The Department for Work and Pensions (DWP) has launched an eight-week discussion paper seeking industry views on how the government’s £25bn defined contribution (DC) scale requirements should operate from April 2030.
Under the Pension Schemes Act 2026, all authorised master trusts and group personal pension (GPP) schemes used by employers to meet their automatic enrolment (AE) duties will be required to hold at least £25bn in a single main scale default arrangement (MSDA).
Alternatively, schemes with at least £10bn could be approved as part of a transition pathway, provided they are on track to reach the £25bn threshold by 2035.
A scheme that is not approved as having an MSDA of at least £25bn, or £10bn under the transition pathway, will no longer be able to receive AE contributions in respect of either new or existing employers from 2030.
The discussion paper focuses on three elements that the government said would determine whether schemes meet the threshold: the MSDA, the common investment strategy (CIS) and the connections between schemes within a provider’s corporate group.
The government’s expectation is that the MSDA will sit at the centre of a scheme’s investments and receive members’ default AE contributions, unless there is a specific reason to use an alternative default arrangement.
Although the DWP acknowledged there could be legitimate reasons for providers to operate more than one default arrangement, it argued there was currently “too much fragmentation” within schemes.
The Pension Schemes Act gives the government powers to restrict the creation of new default arrangements, while the DWP also intends to review all existing non-scale default arrangements in 2029.
The DWP is seeking views on whether assets from other arrangements should be eligible for inclusion, including bespoke default arrangements and self-select options that use the same underlying building-block funds as the MSDA.
It has also proposed using assets under management as the consistent method for valuing assets within an MSDA, asking whether this would create any practical issues for schemes.

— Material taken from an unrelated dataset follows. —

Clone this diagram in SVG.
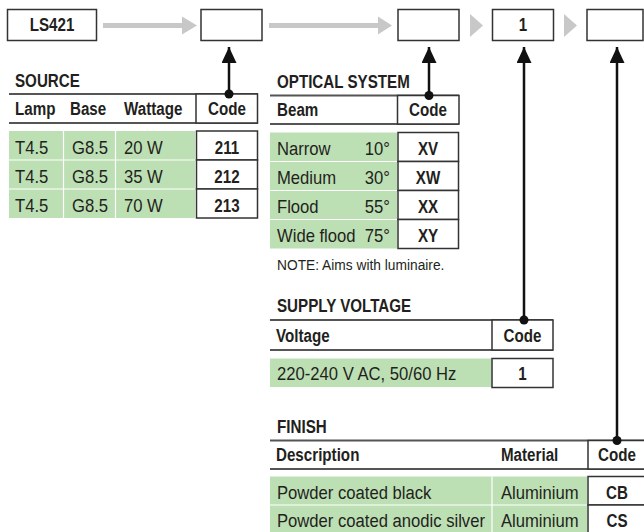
<svg xmlns="http://www.w3.org/2000/svg" width="644" height="532" viewBox="0 0 644 532">
<defs>
<style>
text{font-family:"Liberation Sans",Arial,sans-serif;font-size:18.5px;fill:#231f20;transform-box:fill-box;transform-origin:0% 50%;transform:scaleX(0.9)}
.b{font-weight:bold;transform:scaleX(0.82)}
.m{text-anchor:middle;transform-origin:50% 50%}
.e{text-anchor:end;transform-origin:100% 50%}
.note{font-size:14.5px;transform:scaleX(0.95)}
.box{fill:#fff;stroke:#333;stroke-width:1.5}
.rule{stroke:#555;stroke-width:2;fill:none}
.green{fill:#bddfb4}
.sep{stroke:#fff;stroke-width:1.2}
.flow{fill:#c8c8c8}
.conn{stroke:#111;stroke-width:2.5;fill:none}
</style>
<marker id="head" markerUnits="userSpaceOnUse" markerWidth="17" markerHeight="15" refX="16" refY="7.5" orient="auto">
<path d="M0,0 L16,7.5 L0,15 Z" fill="#111"/>
</marker>
<marker id="dot" markerUnits="userSpaceOnUse" markerWidth="10" markerHeight="10" refX="5" refY="5" orient="auto">
<circle cx="5" cy="5" r="4.5" fill="#111"/>
</marker>
</defs>

<g id="flow">
<rect class="flow" x="103" y="23" width="80" height="5"/>
<polygon class="flow" points="182,16.5 197,25.5 182,34.5"/>
<rect class="flow" x="269" y="23" width="110" height="5"/>
<polygon class="flow" points="378,16.5 392,25.5 378,34.5"/>
<polygon class="flow" points="470,14 483,25.5 470,37"/>
<polygon class="flow" points="564,14 577,25.5 564,37"/>
</g>

<g id="node-ls421">
<rect class="box" x="7.5" y="9.5" width="89" height="31"/>
<text class="b m" x="52" y="31.5">LS421</text>
</g>
<g id="node-source-code"><rect class="box" x="201" y="9.5" width="61" height="31"/></g>
<g id="node-optic-code"><rect class="box" x="398" y="9.5" width="61" height="31"/></g>
<g id="node-voltage-code">
<rect class="box" x="492.5" y="9.5" width="61" height="31"/>
<text class="b m" x="523" y="31.5">1</text>
</g>
<g id="node-finish-code"><rect class="box" x="587" y="9.5" width="56" height="31"/></g>

<g id="table-source">
<text class="b" x="15" y="87.5">SOURCE</text>
<line class="rule" x1="9" y1="94" x2="258" y2="94"/>
<line class="rule" x1="9" y1="123" x2="258" y2="123"/>
<rect class="box" x="196" y="94" width="61.5" height="29"/>
<text class="b" x="15" y="115.5">Lamp</text>
<text class="b" x="70" y="115.5">Base</text>
<text class="b" x="124" y="115.5">Wattage</text>
<text class="b m" x="227" y="115.5">Code</text>
<rect class="green" x="9" y="131" width="186" height="87"/>
<line class="sep" x1="63.5" y1="131" x2="63.5" y2="218"/>
<line class="sep" x1="115.5" y1="131" x2="115.5" y2="218"/>
<line class="sep" x1="9" y1="160" x2="195" y2="160"/>
<line class="sep" x1="9" y1="189" x2="195" y2="189"/>
<rect class="box" x="196.5" y="131" width="61" height="29"/>
<rect class="box" x="196.5" y="160" width="61" height="29"/>
<rect class="box" x="196.5" y="189" width="61" height="29"/>
<text x="15" y="154">T4.5</text><text x="72" y="154">G8.5</text><text x="124" y="154">20 W</text><text class="b m" x="227" y="154">211</text>
<text x="15" y="183">T4.5</text><text x="72" y="183">G8.5</text><text x="124" y="183">35 W</text><text class="b m" x="227" y="183">212</text>
<text x="15" y="212">T4.5</text><text x="72" y="212">G8.5</text><text x="124" y="212">70 W</text><text class="b m" x="227" y="212">213</text>
</g>

<g id="table-optical">
<text class="b" x="277" y="88.5">OPTICAL SYSTEM</text>
<line class="rule" x1="270" y1="95.5" x2="459" y2="95.5"/>
<line class="rule" x1="270" y1="124" x2="459" y2="124"/>
<rect class="box" x="397.5" y="95.5" width="61.5" height="28.5"/>
<text class="b" x="277" y="116.5">Beam</text>
<text class="b m" x="428" y="116.5">Code</text>
<rect class="green" x="270" y="132.5" width="127" height="116"/>
<line class="sep" x1="270" y1="161.5" x2="397" y2="161.5"/>
<line class="sep" x1="270" y1="190.5" x2="397" y2="190.5"/>
<line class="sep" x1="270" y1="219.5" x2="397" y2="219.5"/>
<rect class="box" x="398" y="132.5" width="60.5" height="29"/>
<rect class="box" x="398" y="161.5" width="60.5" height="29"/>
<rect class="box" x="398" y="190.5" width="60.5" height="29"/>
<rect class="box" x="398" y="219.5" width="60.5" height="29"/>
<text x="277" y="155.5">Narrow</text><text class="e" x="390" y="155.5">10°</text><text class="b m" x="428" y="155.5">XV</text>
<text x="277" y="184.5">Medium</text><text class="e" x="390" y="184.5">30°</text><text class="b m" x="428" y="184.5">XW</text>
<text x="277" y="213.5">Flood</text><text class="e" x="390" y="213.5">55°</text><text class="b m" x="428" y="213.5">XX</text>
<text x="277" y="242.5">Wide flood</text><text class="e" x="390" y="242.5">75°</text><text class="b m" x="428" y="242.5">XY</text>
<text class="note" x="277" y="270">NOTE: Aims with luminaire.</text>
</g>

<g id="table-voltage">
<text class="b" x="277" y="312">SUPPLY VOLTAGE</text>
<line class="rule" x1="270" y1="320" x2="553" y2="320"/>
<line class="rule" x1="270" y1="350" x2="553" y2="350"/>
<rect class="box" x="492" y="320" width="61" height="30"/>
<text class="b" x="276" y="342">Voltage</text>
<text class="b m" x="522.5" y="342">Code</text>
<rect class="green" x="270" y="358.5" width="221.5" height="28.5"/>
<rect class="box" x="492" y="358.5" width="61" height="29"/>
<text x="277" y="380.5">220-240 V AC, 50/60 Hz</text>
<text class="b m" x="522.5" y="380.5">1</text>
</g>

<g id="table-finish">
<text class="b" x="277" y="433">FINISH</text>
<line class="rule" x1="270" y1="440.5" x2="646" y2="440.5"/>
<line class="rule" x1="270" y1="469" x2="646" y2="469"/>
<rect class="box" x="588" y="440.5" width="62" height="28.5"/>
<text class="b" x="276" y="461.5">Description</text>
<text class="b" x="501" y="461.5">Material</text>
<text class="b m" x="617" y="461.5">Code</text>
<rect class="green" x="270" y="476.5" width="317" height="56"/>
<line class="sep" x1="492" y1="476.5" x2="492" y2="532"/>
<line class="sep" x1="270" y1="505" x2="587" y2="505"/>
<rect class="box" x="588" y="476.5" width="62" height="28.5"/>
<rect class="box" x="588" y="505" width="62" height="30"/>
<text x="277" y="499.5">Powder coated black</text><text x="501" y="499.5">Aluminium</text><text class="b m" x="617" y="499.5">CB</text>
<text x="277" y="527.5">Powder coated anodic silver</text><text x="501" y="527.5">Aluminium</text><text class="b m" x="617" y="527.5">CS</text>
</g>

<g id="connectors">
<line class="conn" x1="229" y1="94" x2="229" y2="47" marker-start="url(#dot)" marker-end="url(#head)"/>
<line class="conn" x1="429" y1="95.5" x2="429" y2="47" marker-start="url(#dot)" marker-end="url(#head)"/>
<line class="conn" x1="524" y1="320" x2="524" y2="47" marker-start="url(#dot)" marker-end="url(#head)"/>
<line class="conn" x1="617" y1="440.5" x2="617" y2="47" marker-start="url(#dot)" marker-end="url(#head)"/>
</g>
</svg>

Assets within an MSDA will be required to operate under a CIS, which the government said was intended to ensure they were invested in a sufficiently common way to deliver scale benefits.
The DWP’s preferred approach would require assets for each member to be allocated in the same proportions to the same investments, with variations permitted only by age.
This would allow schemes to continue operating lifestyling and target-date fund strategies, but could restrict the use of other factors to differentiate investment approaches between members.
The department is therefore seeking evidence on whether an age-only approach would create challenges and whether additional forms of variation should be permitted.
The detailed definition of a connection will be set out in regulations, although the DWP indicated that it was considering using the “common control” test contained in the Occupational Pension Schemes (Master Trusts) Regulations 2018.
It is seeking information from providers on whether their schemes would meet this test, as well as any practical challenges involved in combining default arrangements and making investment decisions across connected schemes.
The government said scale could support greater investment expertise and diversification, improved governance and lower costs, while stressing that competition and innovation would need to be preserved through measures such as the new entrant pathway.
Pensions Minister, Torsten Bell, said: “How scale is delivered matters. It cannot be fragmented in multiple arrangements.
“It is in the interest of members that those running schemes have at least one large default arrangement that provides the buying power and expertise needed to deliver the benefits of scale.”
The discussion paper closes on 7 September 2026, with the DWP planning to hold further industry roundtables before consulting on draft regulations in the latter part of 2027.